Long-Term Gains Seen for Kids Who Leave Poor Neighborhoods

But the new analysis by Harvard University researchers Raj Chetty, Nathaniel Hendren, and Mr. Katz indicates that the community where children live has a significant impact over time-and the longer they live in low-poverty neighborhoods, the more opportunities they’ll have as adults.

The researchers linked the data from the Moving to Opportunity experiment-which was conducted from 1994 to 1998 and included about 4,600 families from Baltimore, Boston, Chicago, Los Angeles, and New York-to federal income-tax records. They found that children who moved to low-poverty neighborhoods before age 13 earned an annual income as adults that was $3,477, or 31 percent, higher than their counterparts who stayed in high-poverty neighborhoods.

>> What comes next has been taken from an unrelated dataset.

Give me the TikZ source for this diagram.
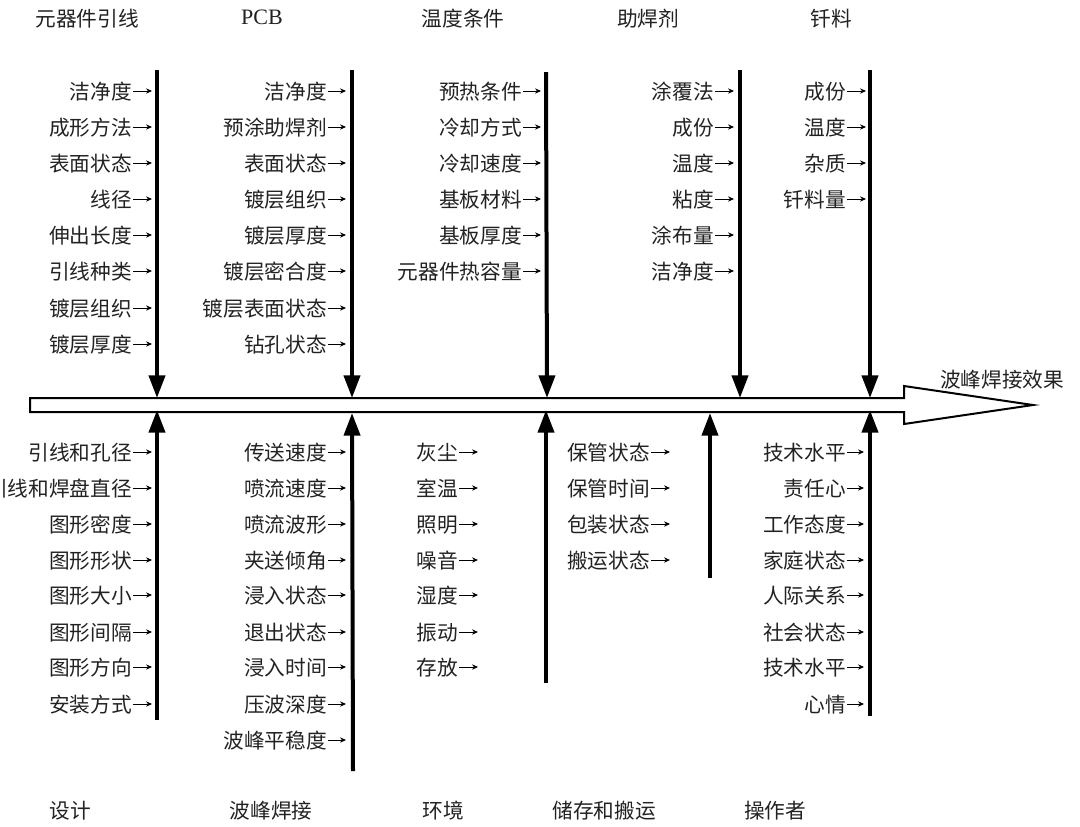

They were also more likely to attend college and attend a better college, and less likely to live in a low-income neighborhood as adults as well. The women were also less likely to be single parents. “This overturns the conventional wisdom on the effects of the Moving to Opportunity study,” said Adam Gamoran, the president of the William T. Grant Foundation, which funds research on how inequalities affect U.S. children, though it was not involved in the new studies. “It’s leading us to believe that moving to a new neighborhood does have effects on longer-term outcomes.”